税制上でいくらまで非課税なのかと、会社としていくらまで通勤手当を出すのかは別の話。その辺の基準を合わせないといけないという法律は残念ながら無い。非課税限度額を使い切るほどの通勤距離はなかなか居ないし、公共交通機関や有料道路を使用する場合は実費支給になるだろう。たとえば通勤定期6ヶ月分で12万円かかりますという場合、半年に1回12万円が実費支給される。1ヶ月あたり2万円。これが非課税になって何がズルいのか。
それでも制度上の金額だけ見てズルいと言い出す畜生以下の人間っぽい何かが居るから困るのだが、たとえ必要以上の通勤手当を支給し、「15万円分まで非課税ですよね?」と言い張ってもそれは税務署が許さない。後からそれをやった人間が困るだけ。通勤手当の正当性は合理的な距離・経路・移動手段を使っているかが加味されるので誤魔化しようがなく、必要以上に支給するのは難しい。ズルさなどどこにも無い。
たとえば本来、基本給として支給するべきものを通勤手当として支給し、その分を非課税として処理していた場合は明確に脱税と言えるだろう。この国で脱税して許されるのは政治家だけなので税務監査で指摘される。会社ぐるみでやっている、悪質と判断されれば当然追徴を食らうのでは。
私は給与計算もしているので理解するがそんな危ない橋は渡りたくない。労使双方にメリットが無い。
その他
冒頭に貼った中で気になる増税(としてあり得る)の内容としては退職金課税が一番気に食わない。退職金は非課税になる枠が大きいのだが、その枠を狭めて退職金からも税金を取ろうという話。Xでもたびたび話題になっている。
退職金を非課税でたんまり満額もらった世代が将来にわたって現役世代に負担をかけ続けることにほかならず、許せない。後出しでiDeCo改悪などもあって実現する可能性も高く最悪。
余談:防災庁設置
防災庁設置に向けて有識者会議とやらが行われたらしい。キレそう。
(記事題:「防災庁」設置へ議論 有識者会議が初会合 政府)
何をやるにしても一々新しい組織を立ち上げないと何も出来ないのか。年収の壁議論では減税について「財源に裏付けを」などと言う一方で、防災庁はもう設置する方向で話が進められている。防災庁設置に財源の裏付けはあるのか?「足りなきゃ取れば良い」か。

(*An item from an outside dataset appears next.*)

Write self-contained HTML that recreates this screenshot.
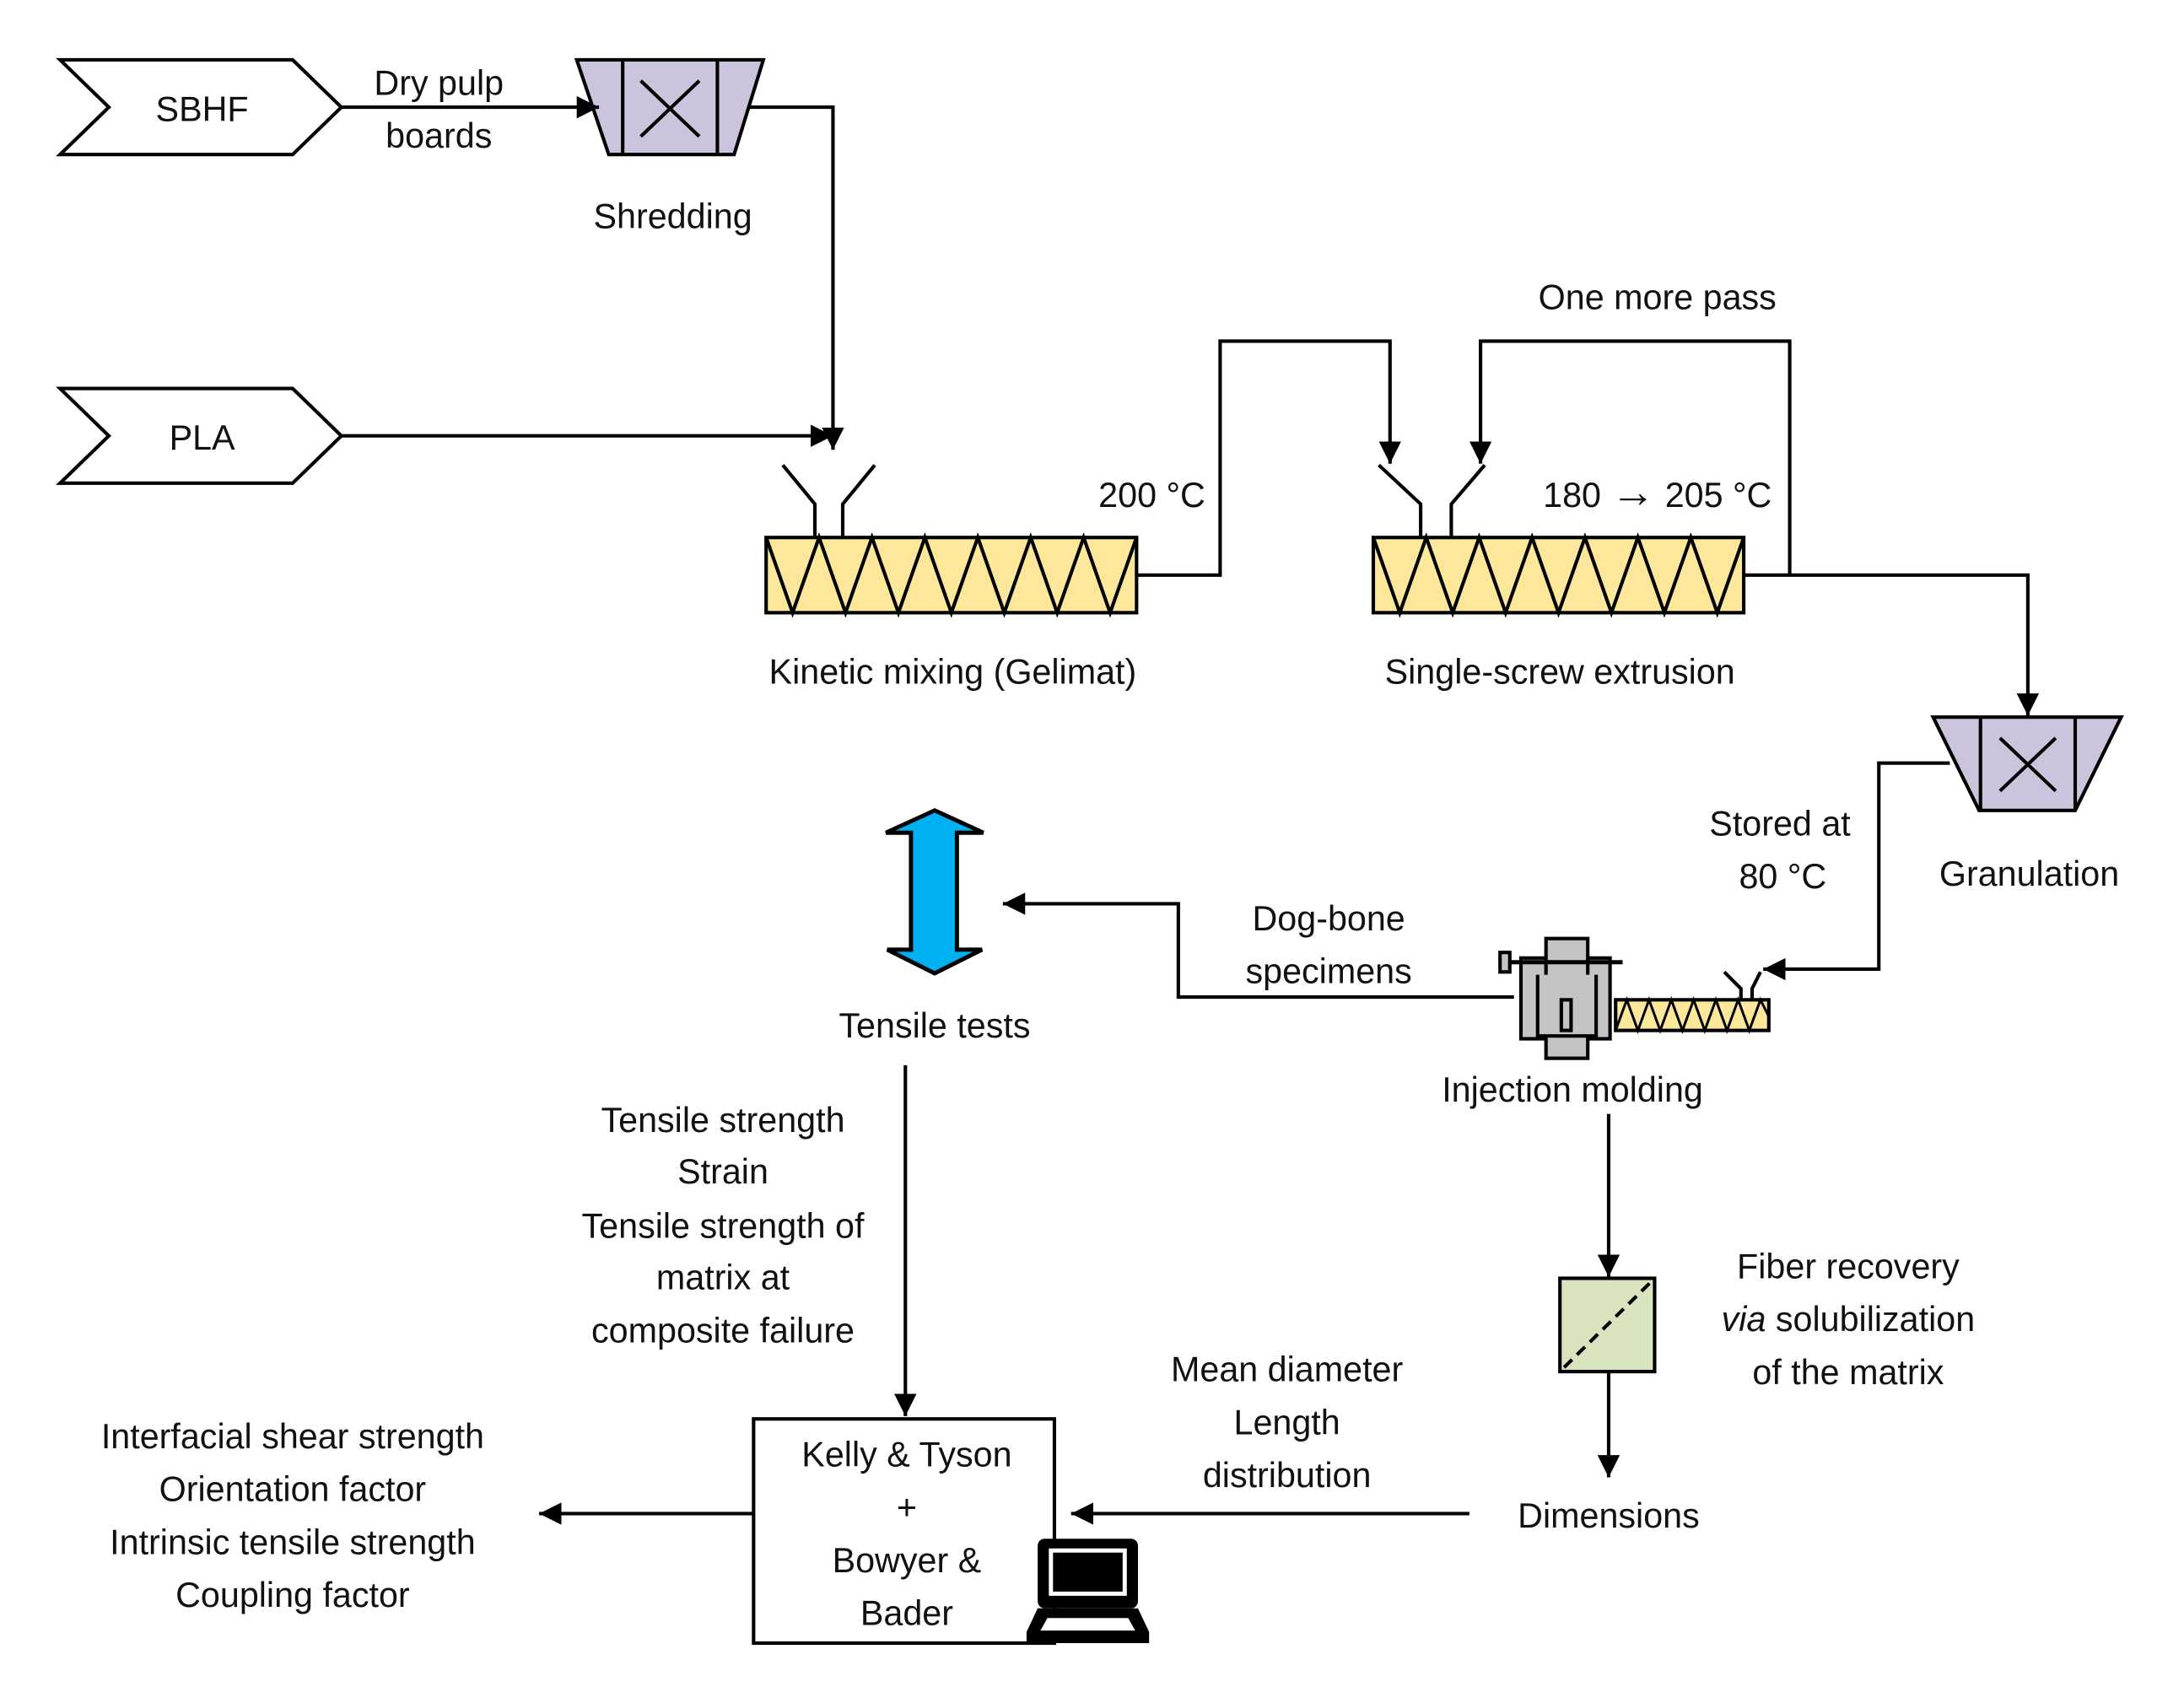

ちょうど先日、埼玉県八潮市で道路陥没事故が発生し、この記事を書いている時点でも陥没に転落したトラックの運転手は救出されていない。余計な役所を新設するほど金に余裕があるなら老朽化するインフラの補修に直接的に費用を出したらどうなのか。それが防災庁でないと出来ないとは言わせない。道は県の管理だと言うなら県に対策費として金を回せ。
結局、自公政権が続く限り税金が無駄にされ、その穴埋めのために増税と社会保険料の引き上げが行われることが既定路線なのだ。官僚の出世のために国民は延々と搾取され、何一つ改善しないまま国が、民族が衰退していく。